■ INFORMATION SHOWN ■
## start

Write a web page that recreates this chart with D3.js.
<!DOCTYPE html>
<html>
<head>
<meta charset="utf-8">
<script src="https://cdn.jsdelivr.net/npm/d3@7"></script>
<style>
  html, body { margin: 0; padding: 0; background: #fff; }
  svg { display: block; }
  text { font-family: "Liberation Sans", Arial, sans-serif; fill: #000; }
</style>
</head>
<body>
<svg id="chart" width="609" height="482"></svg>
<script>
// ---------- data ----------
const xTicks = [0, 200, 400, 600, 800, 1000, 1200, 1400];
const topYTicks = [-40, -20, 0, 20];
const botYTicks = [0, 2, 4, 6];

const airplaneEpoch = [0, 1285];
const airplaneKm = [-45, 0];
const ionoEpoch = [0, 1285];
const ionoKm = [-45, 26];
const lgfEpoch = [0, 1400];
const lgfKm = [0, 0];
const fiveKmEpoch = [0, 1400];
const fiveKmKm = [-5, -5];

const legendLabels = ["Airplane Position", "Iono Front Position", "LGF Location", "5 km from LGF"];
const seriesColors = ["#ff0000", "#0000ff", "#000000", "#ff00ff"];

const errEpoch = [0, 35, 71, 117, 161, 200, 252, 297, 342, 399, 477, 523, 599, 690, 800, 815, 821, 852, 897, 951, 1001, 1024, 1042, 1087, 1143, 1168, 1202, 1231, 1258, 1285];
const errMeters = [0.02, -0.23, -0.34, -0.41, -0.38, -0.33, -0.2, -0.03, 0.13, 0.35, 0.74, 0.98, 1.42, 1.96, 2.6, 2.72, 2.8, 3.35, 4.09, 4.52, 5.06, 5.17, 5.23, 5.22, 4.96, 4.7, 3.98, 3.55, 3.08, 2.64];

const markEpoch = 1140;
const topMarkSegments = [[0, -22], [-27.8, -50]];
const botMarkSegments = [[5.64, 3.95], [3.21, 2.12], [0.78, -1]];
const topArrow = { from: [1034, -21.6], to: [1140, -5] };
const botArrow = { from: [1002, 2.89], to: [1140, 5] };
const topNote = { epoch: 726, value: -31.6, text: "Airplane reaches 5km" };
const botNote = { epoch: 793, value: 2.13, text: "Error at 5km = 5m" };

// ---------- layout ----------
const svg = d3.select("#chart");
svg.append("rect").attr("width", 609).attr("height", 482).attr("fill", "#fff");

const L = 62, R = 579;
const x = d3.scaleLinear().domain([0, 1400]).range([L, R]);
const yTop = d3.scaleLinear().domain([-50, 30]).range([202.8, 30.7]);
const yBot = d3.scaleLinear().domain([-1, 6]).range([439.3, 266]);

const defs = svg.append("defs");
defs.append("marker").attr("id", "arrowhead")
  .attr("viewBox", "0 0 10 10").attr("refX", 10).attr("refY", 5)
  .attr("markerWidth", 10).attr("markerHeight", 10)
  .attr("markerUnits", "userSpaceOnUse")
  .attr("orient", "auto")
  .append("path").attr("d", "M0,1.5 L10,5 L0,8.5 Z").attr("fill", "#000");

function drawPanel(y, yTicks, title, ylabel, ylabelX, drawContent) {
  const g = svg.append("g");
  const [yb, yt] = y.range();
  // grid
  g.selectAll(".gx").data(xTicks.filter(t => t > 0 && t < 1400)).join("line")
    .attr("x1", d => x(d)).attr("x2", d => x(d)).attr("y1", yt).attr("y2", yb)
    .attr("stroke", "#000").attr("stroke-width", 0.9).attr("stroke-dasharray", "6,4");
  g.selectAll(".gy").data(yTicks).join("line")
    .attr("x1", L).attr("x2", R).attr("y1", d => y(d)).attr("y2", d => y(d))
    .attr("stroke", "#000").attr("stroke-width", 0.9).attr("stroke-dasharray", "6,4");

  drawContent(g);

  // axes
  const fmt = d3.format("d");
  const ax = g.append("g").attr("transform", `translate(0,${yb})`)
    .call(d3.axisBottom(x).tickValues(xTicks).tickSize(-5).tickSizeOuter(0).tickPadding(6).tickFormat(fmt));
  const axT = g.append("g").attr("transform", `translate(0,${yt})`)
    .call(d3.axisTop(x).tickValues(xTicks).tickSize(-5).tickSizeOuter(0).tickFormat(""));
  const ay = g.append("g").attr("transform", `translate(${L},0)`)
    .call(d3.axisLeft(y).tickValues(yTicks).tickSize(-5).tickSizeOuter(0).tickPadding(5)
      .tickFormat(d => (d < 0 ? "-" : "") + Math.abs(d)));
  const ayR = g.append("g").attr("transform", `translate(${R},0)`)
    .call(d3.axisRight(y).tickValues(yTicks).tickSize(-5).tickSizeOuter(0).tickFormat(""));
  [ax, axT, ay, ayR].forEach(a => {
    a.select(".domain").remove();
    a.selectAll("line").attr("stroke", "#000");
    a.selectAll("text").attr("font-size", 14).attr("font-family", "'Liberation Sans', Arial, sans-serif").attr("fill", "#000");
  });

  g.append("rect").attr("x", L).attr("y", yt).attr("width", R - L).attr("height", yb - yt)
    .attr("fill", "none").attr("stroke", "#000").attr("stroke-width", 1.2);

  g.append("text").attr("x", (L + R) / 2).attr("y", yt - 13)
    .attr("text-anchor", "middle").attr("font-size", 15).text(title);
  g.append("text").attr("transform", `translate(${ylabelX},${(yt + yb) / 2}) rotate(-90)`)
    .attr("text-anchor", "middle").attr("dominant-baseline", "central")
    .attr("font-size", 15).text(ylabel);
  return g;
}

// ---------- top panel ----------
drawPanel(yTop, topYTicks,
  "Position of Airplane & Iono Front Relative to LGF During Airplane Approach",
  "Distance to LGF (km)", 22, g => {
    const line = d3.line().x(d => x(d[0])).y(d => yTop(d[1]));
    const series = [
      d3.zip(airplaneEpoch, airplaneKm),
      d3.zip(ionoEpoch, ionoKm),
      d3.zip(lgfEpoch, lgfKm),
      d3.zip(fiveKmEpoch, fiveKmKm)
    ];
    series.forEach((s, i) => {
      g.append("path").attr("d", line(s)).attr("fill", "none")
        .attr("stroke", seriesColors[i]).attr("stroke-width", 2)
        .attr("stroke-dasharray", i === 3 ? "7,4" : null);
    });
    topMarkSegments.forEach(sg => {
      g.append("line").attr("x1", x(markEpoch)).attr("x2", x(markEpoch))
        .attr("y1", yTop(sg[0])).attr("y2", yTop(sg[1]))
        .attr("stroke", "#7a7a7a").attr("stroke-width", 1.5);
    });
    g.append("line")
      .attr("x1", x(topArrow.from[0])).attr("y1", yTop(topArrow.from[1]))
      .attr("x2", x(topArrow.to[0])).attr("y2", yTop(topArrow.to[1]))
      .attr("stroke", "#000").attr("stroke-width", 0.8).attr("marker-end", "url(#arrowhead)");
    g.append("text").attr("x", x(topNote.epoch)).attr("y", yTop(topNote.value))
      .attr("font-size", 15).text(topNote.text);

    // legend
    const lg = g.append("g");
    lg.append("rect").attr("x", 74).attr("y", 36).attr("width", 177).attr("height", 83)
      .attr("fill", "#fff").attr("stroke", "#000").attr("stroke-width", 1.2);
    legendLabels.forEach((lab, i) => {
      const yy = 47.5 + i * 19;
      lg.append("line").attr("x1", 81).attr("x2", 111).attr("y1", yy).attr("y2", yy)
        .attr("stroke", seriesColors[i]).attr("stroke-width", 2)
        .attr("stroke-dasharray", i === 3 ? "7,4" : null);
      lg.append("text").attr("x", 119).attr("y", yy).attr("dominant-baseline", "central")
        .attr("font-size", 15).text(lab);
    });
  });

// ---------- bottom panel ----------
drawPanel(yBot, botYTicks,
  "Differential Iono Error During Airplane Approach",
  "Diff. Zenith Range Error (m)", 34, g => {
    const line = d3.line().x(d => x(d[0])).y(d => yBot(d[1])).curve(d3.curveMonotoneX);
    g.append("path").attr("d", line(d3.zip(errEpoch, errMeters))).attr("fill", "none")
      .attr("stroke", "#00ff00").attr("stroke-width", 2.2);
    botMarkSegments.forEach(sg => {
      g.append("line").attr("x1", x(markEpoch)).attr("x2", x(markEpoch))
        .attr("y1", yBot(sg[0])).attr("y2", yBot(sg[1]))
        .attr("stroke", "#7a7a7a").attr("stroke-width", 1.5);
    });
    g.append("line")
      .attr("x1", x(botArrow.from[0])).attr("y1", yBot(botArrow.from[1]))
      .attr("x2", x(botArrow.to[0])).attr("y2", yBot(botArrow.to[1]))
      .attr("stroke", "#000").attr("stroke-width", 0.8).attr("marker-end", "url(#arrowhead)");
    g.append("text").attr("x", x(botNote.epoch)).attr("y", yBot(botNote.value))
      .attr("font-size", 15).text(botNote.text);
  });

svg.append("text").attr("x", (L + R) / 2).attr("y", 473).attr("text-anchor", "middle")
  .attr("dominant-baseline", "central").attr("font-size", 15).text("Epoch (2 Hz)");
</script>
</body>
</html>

## end
## start

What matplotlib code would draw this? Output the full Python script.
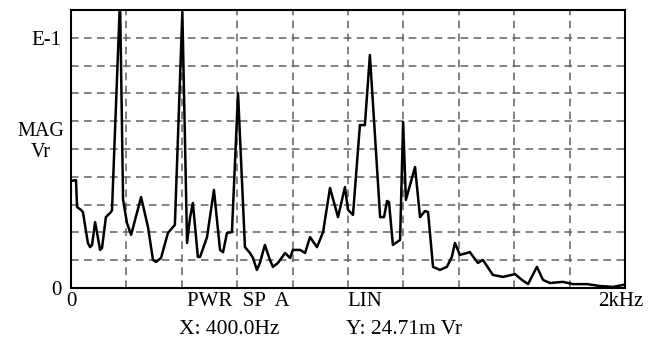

## end
## start

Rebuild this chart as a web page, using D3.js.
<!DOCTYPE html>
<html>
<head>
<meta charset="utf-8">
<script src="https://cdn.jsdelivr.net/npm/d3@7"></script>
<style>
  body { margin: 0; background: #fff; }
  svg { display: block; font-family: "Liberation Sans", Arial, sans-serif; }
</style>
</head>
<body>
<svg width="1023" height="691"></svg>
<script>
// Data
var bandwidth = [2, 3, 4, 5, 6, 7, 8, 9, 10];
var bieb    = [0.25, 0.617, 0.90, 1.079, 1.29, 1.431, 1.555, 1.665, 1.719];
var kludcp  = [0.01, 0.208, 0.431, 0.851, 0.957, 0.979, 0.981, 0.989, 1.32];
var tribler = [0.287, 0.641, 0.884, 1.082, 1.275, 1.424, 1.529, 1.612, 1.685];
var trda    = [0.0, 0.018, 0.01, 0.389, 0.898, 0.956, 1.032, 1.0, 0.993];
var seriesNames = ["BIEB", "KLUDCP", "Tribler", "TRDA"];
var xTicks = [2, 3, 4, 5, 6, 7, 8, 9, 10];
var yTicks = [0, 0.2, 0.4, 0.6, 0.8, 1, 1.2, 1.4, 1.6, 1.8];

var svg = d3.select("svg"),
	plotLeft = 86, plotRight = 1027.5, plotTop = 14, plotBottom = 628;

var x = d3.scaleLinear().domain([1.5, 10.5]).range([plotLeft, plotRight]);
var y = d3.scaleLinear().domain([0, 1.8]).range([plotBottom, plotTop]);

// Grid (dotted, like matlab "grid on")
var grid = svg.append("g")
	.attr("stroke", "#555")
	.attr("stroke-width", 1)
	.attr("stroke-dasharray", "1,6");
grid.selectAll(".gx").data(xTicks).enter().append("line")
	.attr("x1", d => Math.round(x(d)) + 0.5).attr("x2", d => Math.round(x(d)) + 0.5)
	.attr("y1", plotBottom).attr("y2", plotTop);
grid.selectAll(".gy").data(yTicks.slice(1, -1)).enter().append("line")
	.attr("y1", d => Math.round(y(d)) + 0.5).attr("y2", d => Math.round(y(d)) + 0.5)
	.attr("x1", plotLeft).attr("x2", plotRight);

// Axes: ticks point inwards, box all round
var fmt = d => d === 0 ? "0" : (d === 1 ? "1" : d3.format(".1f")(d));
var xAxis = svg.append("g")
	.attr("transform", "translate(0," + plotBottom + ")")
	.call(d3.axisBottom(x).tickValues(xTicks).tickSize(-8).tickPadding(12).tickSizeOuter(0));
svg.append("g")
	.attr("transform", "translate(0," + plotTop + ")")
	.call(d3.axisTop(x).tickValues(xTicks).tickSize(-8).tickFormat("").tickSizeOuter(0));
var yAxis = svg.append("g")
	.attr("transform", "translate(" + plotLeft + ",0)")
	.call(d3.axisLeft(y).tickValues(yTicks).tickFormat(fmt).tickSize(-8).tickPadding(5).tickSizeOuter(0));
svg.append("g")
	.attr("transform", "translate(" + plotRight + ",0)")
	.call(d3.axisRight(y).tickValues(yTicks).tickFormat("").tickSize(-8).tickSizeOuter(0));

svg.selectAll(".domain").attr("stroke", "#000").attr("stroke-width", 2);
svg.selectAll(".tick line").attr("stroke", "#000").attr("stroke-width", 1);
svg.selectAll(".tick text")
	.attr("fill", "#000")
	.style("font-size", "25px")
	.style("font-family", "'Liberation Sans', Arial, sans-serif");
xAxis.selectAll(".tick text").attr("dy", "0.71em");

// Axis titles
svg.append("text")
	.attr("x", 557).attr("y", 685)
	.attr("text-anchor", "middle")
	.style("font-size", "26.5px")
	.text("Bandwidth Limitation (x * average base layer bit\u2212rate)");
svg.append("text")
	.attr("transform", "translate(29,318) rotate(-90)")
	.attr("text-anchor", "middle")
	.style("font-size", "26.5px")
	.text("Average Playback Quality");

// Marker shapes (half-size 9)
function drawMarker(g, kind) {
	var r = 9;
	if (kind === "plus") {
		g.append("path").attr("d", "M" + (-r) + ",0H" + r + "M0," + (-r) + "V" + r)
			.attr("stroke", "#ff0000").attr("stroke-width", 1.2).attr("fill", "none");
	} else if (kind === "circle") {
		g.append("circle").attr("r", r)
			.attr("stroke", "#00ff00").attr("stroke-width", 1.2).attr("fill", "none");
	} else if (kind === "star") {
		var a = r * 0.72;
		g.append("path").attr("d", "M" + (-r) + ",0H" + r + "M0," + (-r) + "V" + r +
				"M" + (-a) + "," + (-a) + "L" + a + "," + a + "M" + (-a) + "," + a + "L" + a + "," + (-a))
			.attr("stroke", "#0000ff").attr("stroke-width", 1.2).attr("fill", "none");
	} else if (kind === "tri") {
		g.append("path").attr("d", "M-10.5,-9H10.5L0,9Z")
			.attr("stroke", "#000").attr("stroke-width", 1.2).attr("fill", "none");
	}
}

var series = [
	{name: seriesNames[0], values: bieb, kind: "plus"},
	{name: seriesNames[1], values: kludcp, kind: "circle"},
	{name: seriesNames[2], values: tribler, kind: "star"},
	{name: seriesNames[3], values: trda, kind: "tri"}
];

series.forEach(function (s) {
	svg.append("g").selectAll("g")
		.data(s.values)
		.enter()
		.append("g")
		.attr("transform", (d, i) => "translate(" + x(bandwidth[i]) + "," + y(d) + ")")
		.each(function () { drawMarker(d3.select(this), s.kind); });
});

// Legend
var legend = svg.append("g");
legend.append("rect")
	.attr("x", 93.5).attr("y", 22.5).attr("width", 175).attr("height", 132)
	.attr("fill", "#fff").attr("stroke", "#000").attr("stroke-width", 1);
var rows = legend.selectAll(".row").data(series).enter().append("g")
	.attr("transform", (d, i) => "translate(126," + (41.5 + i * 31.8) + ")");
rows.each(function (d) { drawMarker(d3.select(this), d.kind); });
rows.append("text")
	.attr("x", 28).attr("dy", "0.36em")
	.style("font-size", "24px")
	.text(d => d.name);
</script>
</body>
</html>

## end

■ TASK OBJECTIVE ■
Take the lines from the line with "Write a web" through the line with "const botYTicks = [0, 2, 4, 6];", both ends included, and give them again exactly, with nothing else.

■ THE OUTPUT ■
Write a web page that recreates this chart with D3.js.
<!DOCTYPE html>
<html>
<head>
<meta charset="utf-8">
<script src="https://cdn.jsdelivr.net/npm/d3@7"></script>
<style>
  html, body { margin: 0; padding: 0; background: #fff; }
  svg { display: block; }
  text { font-family: "Liberation Sans", Arial, sans-serif; fill: #000; }
</style>
</head>
<body>
<svg id="chart" width="609" height="482"></svg>
<script>
// ---------- data ----------
const xTicks = [0, 200, 400, 600, 800, 1000, 1200, 1400];
const topYTicks = [-40, -20, 0, 20];
const botYTicks = [0, 2, 4, 6];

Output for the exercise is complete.